> **What this task involves**
Without the pictures, write out all the lines below exactly as they appear.

--- --- ---

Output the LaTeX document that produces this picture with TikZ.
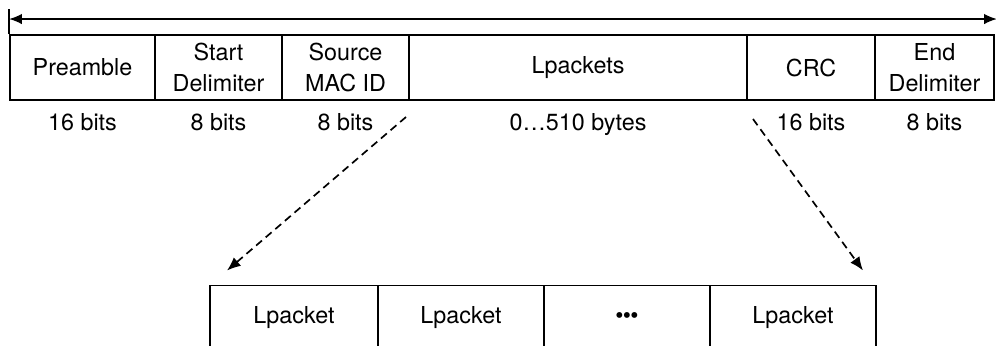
\documentclass[tikz,border=0pt]{standalone}
\usepackage{fontspec}
\setmainfont{TeX Gyre Heros}
\usepackage{tikz}
\usetikzlibrary{arrows.meta, positioning, calc}

\begin{document}
\begin{tikzpicture}[
    field/.style={rectangle, draw, line width=1.4pt, minimum width=#1, minimum height=1.625cm, inner sep=2pt, align=center, font=\fontsize{16.6}{22.5}\selectfont},
    size/.style={font=\fontsize{16.6}{22.5}\selectfont, text height=0.72em, text depth=0pt, inner sep=0pt},
    span/.style={{Latex[length=3.2mm,width=2.6mm]}-{Latex[length=3.2mm,width=2.6mm]}, line width=1.2pt},
    split/.style={-{Latex[length=3.4mm,width=2.8mm]}, line width=1.2pt, dash pattern=on 5.5pt off 3.5pt}
]
\useasboundingbox (0,0) rectangle (24.9,-8.625);

% frame fields
\node[field=3.625cm] (preamble) at (2.0625,-1.6875) {Preamble};
\node[field=3.175cm] (startdelim) at (5.4625,-1.6875) {Start\\Delimiter};
\node[field=3.175cm] (srcmac) at (8.6375,-1.6875) {Source\\MAC ID};
\node[field=8.45cm] (lpackets) at (14.45,-1.6875) {Lpackets};
\node[field=3.2cm] (crc) at (20.275,-1.6875) {CRC};
\node[field=2.975cm] (enddelim) at (23.3625,-1.6875) {End\\Delimiter};

% sizes
\node[size] (preamblebits) at ($(preamble.south)+(0,-0.6)$) {16 bits};
\node[size] (startbits) at ($(startdelim.south)+(0,-0.6)$) {8 bits};
\node[size] (srcbits) at ($(srcmac.south)+(0,-0.6)$) {8 bits};
\node[size] (lpbytes) at ($(lpackets.south)+(0,-0.6)$) {0…510 bytes};
\node[size] (crcbits) at ($(crc.south)+(0,-0.6)$) {16 bits};
\node[size] (endbits) at ($(enddelim.south)+(0,-0.6)$) {8 bits};

% frame length
\coordinate (spanl) at ($(preamble.north west)+(0,0.375)$);
\coordinate (spanr) at ($(enddelim.north east)+(0.05,0.375)$);
\draw[line width=1.2pt] (preamble.north west) -- ++(0,0.625);
\draw[span] (spanl) -- (spanr);

% Lpackets in detail
\node[field=4.2cm] (lp1) at (7.35,-7.95) {Lpacket};
\node[field=4.15cm] (lp2) at (11.525,-7.95) {Lpacket};
\node[field=4.15cm] (lpdots) at (15.675,-7.95) {\textbullet\hspace{-0.5pt}\textbullet\hspace{-0.5pt}\textbullet};
\node[field=4.15cm] (lpn) at (19.825,-7.95) {Lpacket};

\coordinate (splitl) at ($(lpackets.south west)+(-0.05,-0.4)$);
\coordinate (splitr) at ($(lpackets.south east)+(0.125,-0.45)$);
\coordinate (firstl) at ($(lp1.north west)+(0.45,0.35)$);
\coordinate (lastr) at ($(lpn.north east)+(-0.35,0.35)$);
\draw[split] (splitl) -- (firstl);
\draw[split] (splitr) -- (lastr);

\end{tikzpicture}
\end{document}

--- --- ---

> **Reply to the exercise**
Output the LaTeX document that produces this picture with TikZ.
\documentclass[tikz,border=0pt]{standalone}
\usepackage{fontspec}
\setmainfont{TeX Gyre Heros}
\usepackage{tikz}
\usetikzlibrary{arrows.meta, positioning, calc}

\begin{document}
\begin{tikzpicture}[
    field/.style={rectangle, draw, line width=1.4pt, minimum width=#1, minimum height=1.625cm, inner sep=2pt, align=center, font=\fontsize{16.6}{22.5}\selectfont},
    size/.style={font=\fontsize{16.6}{22.5}\selectfont, text height=0.72em, text depth=0pt, inner sep=0pt},
    span/.style={{Latex[length=3.2mm,width=2.6mm]}-{Latex[length=3.2mm,width=2.6mm]}, line width=1.2pt},
    split/.style={-{Latex[length=3.4mm,width=2.8mm]}, line width=1.2pt, dash pattern=on 5.5pt off 3.5pt}
]
\useasboundingbox (0,0) rectangle (24.9,-8.625);

% frame fields
\node[field=3.625cm] (preamble) at (2.0625,-1.6875) {Preamble};
\node[field=3.175cm] (startdelim) at (5.4625,-1.6875) {Start\\Delimiter};
\node[field=3.175cm] (srcmac) at (8.6375,-1.6875) {Source\\MAC ID};
\node[field=8.45cm] (lpackets) at (14.45,-1.6875) {Lpackets};
\node[field=3.2cm] (crc) at (20.275,-1.6875) {CRC};
\node[field=2.975cm] (enddelim) at (23.3625,-1.6875) {End\\Delimiter};

% sizes
\node[size] (preamblebits) at ($(preamble.south)+(0,-0.6)$) {16 bits};
\node[size] (startbits) at ($(startdelim.south)+(0,-0.6)$) {8 bits};
\node[size] (srcbits) at ($(srcmac.south)+(0,-0.6)$) {8 bits};
\node[size] (lpbytes) at ($(lpackets.south)+(0,-0.6)$) {0…510 bytes};
\node[size] (crcbits) at ($(crc.south)+(0,-0.6)$) {16 bits};
\node[size] (endbits) at ($(enddelim.south)+(0,-0.6)$) {8 bits};

% frame length
\coordinate (spanl) at ($(preamble.north west)+(0,0.375)$);
\coordinate (spanr) at ($(enddelim.north east)+(0.05,0.375)$);
\draw[line width=1.2pt] (preamble.north west) -- ++(0,0.625);
\draw[span] (spanl) -- (spanr);

% Lpackets in detail
\node[field=4.2cm] (lp1) at (7.35,-7.95) {Lpacket};
\node[field=4.15cm] (lp2) at (11.525,-7.95) {Lpacket};
\node[field=4.15cm] (lpdots) at (15.675,-7.95) {\textbullet\hspace{-0.5pt}\textbullet\hspace{-0.5pt}\textbullet};
\node[field=4.15cm] (lpn) at (19.825,-7.95) {Lpacket};

\coordinate (splitl) at ($(lpackets.south west)+(-0.05,-0.4)$);
\coordinate (splitr) at ($(lpackets.south east)+(0.125,-0.45)$);
\coordinate (firstl) at ($(lp1.north west)+(0.45,0.35)$);
\coordinate (lastr) at ($(lpn.north east)+(-0.35,0.35)$);
\draw[split] (splitl) -- (firstl);
\draw[split] (splitr) -- (lastr);

\end{tikzpicture}
\end{document}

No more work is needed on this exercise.